Au premier trimestre 1942, 65,44%. C’est presque « la norme ».
Aux deuxième et troisième trimestres 1942, respectivement 47,48% et 52,79%. Les Allemands levèrent de nouvelles forces et de nouveau se jetèrent à la poursuite de colonnes de milliers de prisonniers des « chaudières » de Kerch et Kharkov. Mais notons que la situation tragique et infamante de l’été 1941 ne se répéta plus.
Fin 1942, la part des pertes sanitaires arrive presque à la « normale » avec 67,25%. Plus tard, jusqu’au mois de mai victorieux de 1945, nous trouvons de tels chiffres : 79, 75, 76, 77, 79, 78%... Le changement qualitatif de principe dans la structure des pertes éveille certains doutes. Le passage de 3 pour 1 à 1 pour 3 ne peut être expliqué par l’imprécision des mesures statistiques. Nous sommes en présence d’un changement qualitatif dans la structure de l’armée qui s’est produit entre 1942 et 1943. L’armée a cessé de « prendre la fuite », et en conséquence le nombre de prisonniers et de déserteurs est descendu jusqu’à un pour cent des pertes totales.

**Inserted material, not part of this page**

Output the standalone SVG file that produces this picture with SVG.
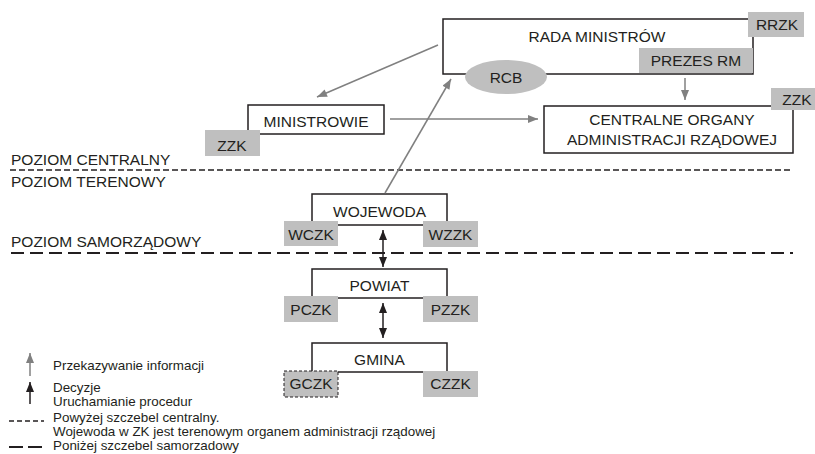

Il va sans dire que ces chiffres peuvent être considérés comme seulement un des premiers indicateurs d’évaluation de la situation. Mais même en tenant compte de toutes les restrictions, le fait d’un changement qualitatif de principe dans le moral de l’Armée Rouge est évident et incontestable.
En résumant tout ce qui a été dit, nous pouvons définir le cadre temporel approximatif dans lequel a eu lieu le « Grand Revirement » ainsi : de l’automne 1942 à l’été 1943.